这里,主题―哲理―思想,是散文创作的基础。“无理不成文”。散文里的形象,是“理性和直觉,思想和感情和谐地结合在一起而创作出来的形象“(高尔基语)。有了理,文章才有了灵魂,有了生命。任何忽视文章思想性的作品,艺术上再高再巧,也不会有多长的生命力。
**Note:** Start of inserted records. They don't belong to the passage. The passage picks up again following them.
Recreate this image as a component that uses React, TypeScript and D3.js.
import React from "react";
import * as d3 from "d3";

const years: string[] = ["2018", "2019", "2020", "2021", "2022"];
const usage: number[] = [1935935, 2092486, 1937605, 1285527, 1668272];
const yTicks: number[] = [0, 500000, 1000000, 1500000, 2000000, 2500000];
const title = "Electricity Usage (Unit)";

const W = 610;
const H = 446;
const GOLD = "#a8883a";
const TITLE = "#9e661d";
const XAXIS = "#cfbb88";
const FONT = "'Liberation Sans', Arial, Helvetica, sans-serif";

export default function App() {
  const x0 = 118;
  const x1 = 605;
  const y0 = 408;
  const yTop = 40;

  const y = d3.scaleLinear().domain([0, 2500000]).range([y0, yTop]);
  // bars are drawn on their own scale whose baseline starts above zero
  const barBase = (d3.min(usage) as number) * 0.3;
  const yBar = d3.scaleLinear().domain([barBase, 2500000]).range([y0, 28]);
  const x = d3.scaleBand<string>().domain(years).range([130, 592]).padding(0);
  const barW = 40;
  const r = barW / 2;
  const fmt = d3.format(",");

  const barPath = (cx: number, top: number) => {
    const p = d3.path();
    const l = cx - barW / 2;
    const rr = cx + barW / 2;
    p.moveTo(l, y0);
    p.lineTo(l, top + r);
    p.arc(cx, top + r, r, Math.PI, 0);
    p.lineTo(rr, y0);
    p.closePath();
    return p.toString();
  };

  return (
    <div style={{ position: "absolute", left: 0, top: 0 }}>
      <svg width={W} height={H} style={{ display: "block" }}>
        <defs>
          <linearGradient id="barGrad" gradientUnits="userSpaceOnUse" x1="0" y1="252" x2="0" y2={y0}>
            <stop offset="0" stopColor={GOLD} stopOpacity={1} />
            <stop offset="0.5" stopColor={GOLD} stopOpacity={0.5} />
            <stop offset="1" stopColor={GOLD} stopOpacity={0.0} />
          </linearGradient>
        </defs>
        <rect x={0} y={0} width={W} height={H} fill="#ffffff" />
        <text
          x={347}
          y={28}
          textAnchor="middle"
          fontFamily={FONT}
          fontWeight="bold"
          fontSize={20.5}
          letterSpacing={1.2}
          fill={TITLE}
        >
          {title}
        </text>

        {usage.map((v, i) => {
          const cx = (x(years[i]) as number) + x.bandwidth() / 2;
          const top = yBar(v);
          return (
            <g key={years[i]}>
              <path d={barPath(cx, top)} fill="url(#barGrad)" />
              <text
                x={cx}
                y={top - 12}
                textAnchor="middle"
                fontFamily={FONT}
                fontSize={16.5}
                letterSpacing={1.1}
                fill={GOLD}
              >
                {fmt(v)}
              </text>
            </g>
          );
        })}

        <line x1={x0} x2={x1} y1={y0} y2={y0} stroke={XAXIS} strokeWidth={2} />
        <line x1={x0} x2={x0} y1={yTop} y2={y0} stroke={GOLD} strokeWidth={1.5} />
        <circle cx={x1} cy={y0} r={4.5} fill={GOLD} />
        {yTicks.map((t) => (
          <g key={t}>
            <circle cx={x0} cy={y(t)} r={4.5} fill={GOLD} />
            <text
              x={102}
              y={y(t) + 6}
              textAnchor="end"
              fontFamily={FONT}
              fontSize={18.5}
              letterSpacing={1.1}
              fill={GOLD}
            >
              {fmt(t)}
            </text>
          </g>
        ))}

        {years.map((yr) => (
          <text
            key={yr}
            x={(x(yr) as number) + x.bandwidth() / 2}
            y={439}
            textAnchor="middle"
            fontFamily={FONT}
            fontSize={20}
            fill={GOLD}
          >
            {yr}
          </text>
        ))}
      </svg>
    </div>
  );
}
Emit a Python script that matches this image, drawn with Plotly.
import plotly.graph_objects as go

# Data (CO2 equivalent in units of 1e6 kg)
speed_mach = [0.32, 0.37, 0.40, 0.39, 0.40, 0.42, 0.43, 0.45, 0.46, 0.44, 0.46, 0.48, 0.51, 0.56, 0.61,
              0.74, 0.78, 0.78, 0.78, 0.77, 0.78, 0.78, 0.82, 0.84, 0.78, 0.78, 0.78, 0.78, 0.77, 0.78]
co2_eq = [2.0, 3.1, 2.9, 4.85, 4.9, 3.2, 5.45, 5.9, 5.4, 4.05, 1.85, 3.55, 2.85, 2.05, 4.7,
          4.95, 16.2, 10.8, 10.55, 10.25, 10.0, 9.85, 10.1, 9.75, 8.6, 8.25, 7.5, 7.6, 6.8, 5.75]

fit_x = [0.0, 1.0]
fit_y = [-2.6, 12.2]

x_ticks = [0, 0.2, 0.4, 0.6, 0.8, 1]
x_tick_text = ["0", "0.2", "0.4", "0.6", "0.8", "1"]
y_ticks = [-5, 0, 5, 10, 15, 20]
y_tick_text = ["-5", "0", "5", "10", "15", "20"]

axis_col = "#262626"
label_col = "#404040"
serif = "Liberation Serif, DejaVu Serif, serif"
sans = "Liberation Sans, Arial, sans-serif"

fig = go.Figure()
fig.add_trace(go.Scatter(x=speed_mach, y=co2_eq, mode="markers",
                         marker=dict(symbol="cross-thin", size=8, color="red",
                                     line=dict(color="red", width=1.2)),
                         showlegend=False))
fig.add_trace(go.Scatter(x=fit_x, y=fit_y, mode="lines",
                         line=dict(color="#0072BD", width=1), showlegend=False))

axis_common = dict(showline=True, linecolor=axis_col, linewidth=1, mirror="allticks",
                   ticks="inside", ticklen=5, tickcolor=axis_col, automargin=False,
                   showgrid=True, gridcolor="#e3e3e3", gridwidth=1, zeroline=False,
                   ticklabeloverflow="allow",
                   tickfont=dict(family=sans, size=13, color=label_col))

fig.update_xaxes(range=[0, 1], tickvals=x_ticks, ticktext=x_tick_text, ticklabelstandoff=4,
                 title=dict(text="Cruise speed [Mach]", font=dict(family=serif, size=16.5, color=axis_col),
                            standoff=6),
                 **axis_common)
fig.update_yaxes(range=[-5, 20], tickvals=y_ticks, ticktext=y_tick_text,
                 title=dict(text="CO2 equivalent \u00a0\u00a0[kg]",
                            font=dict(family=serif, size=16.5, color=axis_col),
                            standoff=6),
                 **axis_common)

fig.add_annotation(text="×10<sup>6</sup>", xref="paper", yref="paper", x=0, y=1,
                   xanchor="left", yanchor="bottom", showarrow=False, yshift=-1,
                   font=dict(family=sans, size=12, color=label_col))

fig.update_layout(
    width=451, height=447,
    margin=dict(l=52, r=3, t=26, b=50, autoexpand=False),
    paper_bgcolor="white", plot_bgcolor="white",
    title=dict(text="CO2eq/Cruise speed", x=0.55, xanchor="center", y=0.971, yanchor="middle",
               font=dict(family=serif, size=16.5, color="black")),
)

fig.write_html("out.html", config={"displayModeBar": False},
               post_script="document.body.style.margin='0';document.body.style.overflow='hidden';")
写到这里,我想到了中国散文史上的一个现象。齐梁以后一直到唐初,三百余年形式主义的文风盛行,骈文独霸文坛。它追求声韵对偶的和谐齐整和词藻的典丽,艺术上不能说不高不美,但成了表达思想反映现实的镣铐。到了唐代,古文运动一起,强调“文道”的统一,注意作品的思想性,这股浮艳的文风就一溃千里,几乎没有给我们留有多少有价值的传世作品。

可见,散文的哲理性――深刻的思想内容有多么重要。

优秀的作家是深得其中三味的,他们往往把他们的生活、斗争中的所思所想和所感所悟,通过散文的形式告诉生活的热爱者。

当然,这里的理不是简单的议论。散文的哲理,往往借助于形象,引动读者的想象。即使是直接的议论,也是水到渠成,有睿智的诗情和雄辩的力量,使人心阔目明。读者通过它能望得更远,唤起更多的深思和遐想。

这样,富有哲理的好散文,就成了航道上的标灯,航船上的风帆,或者是暗夜中的星辰。

如方纪散文《挥手之间》,它蕴含着这样一个哲理:正是在同志等老一辈无产阶级革命家挥手指引下,我们打败了日本帝国主义,打垮了反动派,取得了新民主主义革命的胜利;只要坚持党的正确领导,我们也必将取得社会主义建设的新的更大的胜利。这个深刻的哲理鼓舞、激励着中国人民,也使这篇散文有了强大的生命力和战斗力。

我们阅读和欣赏散文,就是要去理解它的哲理美,去和作者一起认识生活,理解生活,丰富自己,提高自己。